Les pressions économiques redéfinissent les podiums
L'ère des spectacles de mode extravagants pourrait bien céder la place à une approche plus raffinée et minimaliste, non pas parce que les créateurs ont perdu leur talent, mais parce que les réalités économiques sont en train de remodeler l'industrie. Face à la hausse des coûts de production et à l'évolution des comportements des consommateurs, les maisons de couture repensent la manière dont elles présentent leurs collections.

La saison automne-hiver 2025 a clairement mis en évidence cette évolution : alors que des méga-marques comme Valentino et Balenciaga continuent d'organiser des défilés somptueux conçus pour faire le buzz sur les réseaux sociaux, d'autres, comme The Row, Tom Ford et Givenchy, font marche arrière. Cette saison, leurs présentations se sont limitées à des réunions intimes réunissant seulement 200 à 300 invités triés sur le volet.

La diplomatie de la réduction

Mais réduire la liste des invités n'est pas sans complications. Les initiés du secteur avertissent que limiter l'accès peut créer des tensions diplomatiques. Les rédacteurs de mode et les acheteurs influents qui occupaient autrefois les sièges convoités au premier rang peuvent désormais se retrouver mis à l'écart, voire totalement exclus.

Dans un monde où chaque siège peut valoir jusqu'à 77 000 dollars en termes d'impact médiatique, selon Launchmetrics, les marques doivent trouver un équilibre délicat entre visibilité et exclusivité, tradition et évolution du paysage médiatique. Les rédacteurs, les acheteurs et les célébrités apportent chacun une valeur distincte, et le choix des invités est devenu un jeu stratégique.

L'efficacité plutôt que l'excès

Derrière ce changement se cache une dure réalité économique. Les coûts de production de défilés élaborés ont explosé, poussant les marques à réorienter leurs budgets vers leurs valeurs fondamentales : le design, le savoir-faire et le talent créatif.

Dans le même temps, on prend de plus en plus conscience que le buzz sur les réseaux sociaux ne se traduit pas toujours par des ventes significatives. Payer des influenceurs de la génération Z pour qu'ils apparaissent au premier rang peut générer des clics, mais les marques s'interrogent de plus en plus sur le retour sur investissement. Elles se tournent plutôt vers un public plus mature, qui privilégie la qualité intemporelle aux tendances éphémères. Cela se traduit par le retour des top-modèles des années 1990 dans les campagnes de marques telles que Zegna et Burberry, qui signalent un retour à l'attrait du patrimoine.

L'attrait du mystère

Paradoxalement, moins peut souvent signifier plus. The Row, connue pour sa discrétion, maîtrise l'art de l'anticipation. En interdisant les photos prises avec des téléphones portables pendant ses défilés et en retardant la publication de ses lookbooks, la marque crée une aura de mystère qui attise la curiosité et attire souvent plus l'attention que les campagnes surexposées.
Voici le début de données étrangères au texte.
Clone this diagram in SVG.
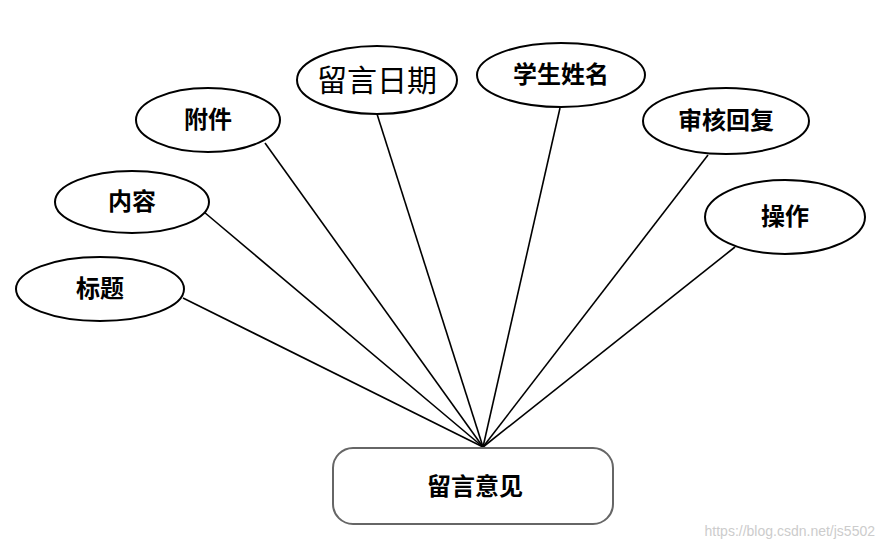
<svg xmlns="http://www.w3.org/2000/svg" width="886" height="550" viewBox="0 0 886 550">
<style>
.n{fill:#fff;stroke:#000;stroke-width:2}
.t{font-family:"Liberation Serif","Noto Sans CJK SC",serif;font-size:24px;font-weight:bold;text-anchor:middle;dominant-baseline:central}
.c line{stroke:#000;stroke-width:1.6}
</style>
<rect width="886" height="550" fill="#fff"/>
<g class="c">
<line x1="183" y1="298" x2="483" y2="447"/>
<line x1="204" y1="212" x2="483" y2="447"/>
<line x1="265" y1="143" x2="483" y2="447"/>
<line x1="377" y1="114" x2="483" y2="447"/>
<line x1="560" y1="108" x2="483" y2="447"/>
<line x1="708" y1="155" x2="483" y2="447"/>
<line x1="735" y1="247" x2="483" y2="447"/>
</g>
<g id="biaoti"><ellipse class="n" cx="100" cy="289" rx="84" ry="32"/><text class="t" x="100" y="289">标题</text></g>
<g id="neirong"><ellipse class="n" cx="132" cy="202" rx="77" ry="31"/><text class="t" x="132" y="202">内容</text></g>
<g id="fujian"><ellipse class="n" cx="208" cy="120" rx="72" ry="32"/><text class="t" x="208" y="120">附件</text></g>
<g id="riqi"><ellipse class="n" cx="377" cy="80" rx="80" ry="34"/><text class="t" x="377" y="80" style="font-weight:normal;font-size:30px">留言日期</text></g>
<g id="xingming"><ellipse class="n" cx="561" cy="75" rx="84" ry="32"/><text class="t" x="561" y="75">学生姓名</text></g>
<g id="huifu"><ellipse class="n" cx="726" cy="121" rx="83" ry="33"/><text class="t" x="726" y="121">审核回复</text></g>
<g id="caozuo"><ellipse class="n" cx="785" cy="217" rx="80" ry="37"/><text class="t" x="785" y="217">操作</text></g>
<g id="main"><rect x="333" y="448" width="280" height="76" rx="20" fill="#fff" stroke="#666" stroke-width="2"/><text class="t" x="475" y="487">留言意见</text></g>
<text x="875" y="536" font-family="Liberation Sans,sans-serif" font-size="14" fill="#ccc" text-anchor="end">https://blog.csdn.net/js5502</text>
</svg>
Cette subtilité porte ses fruits. Alors que certaines marques investissent massivement dans la production pour un rendement décroissant, d'autres, comme Bally, obtiennent une couverture médiatique exceptionnelle avec seulement 100 invités. Dans certains cas, ces productions minimalistes surpassent des marques plus importantes comme Armani et Blumarine en termes de visibilité et d'impact culturel.

Un nouveau chapitre pour la Fashion Week ?

Les défilés de mode ne sont pas près de disparaître. Les maisons emblématiques telles que Chanel et Gucci devraient continuer à organiser des débuts théâtraux qui attirent l'attention du monde entier. Mais la tendance générale s'oriente vers un modèle hybride, qui allie une stratégie soucieuse des coûts à une exclusivité soigneusement sélectionnée.

Alors que le secteur du luxe passe d'une croissance agressive à un raffinement durable, la question n'est plus seulement de savoir si plus petit signifie meilleur, mais si moins est le nouveau luxe. Dans le paysage en pleine évolution de la mode, l'intimité, l'intentionnalité et l'authenticité pourraient bien être les symboles ultimes du statut social.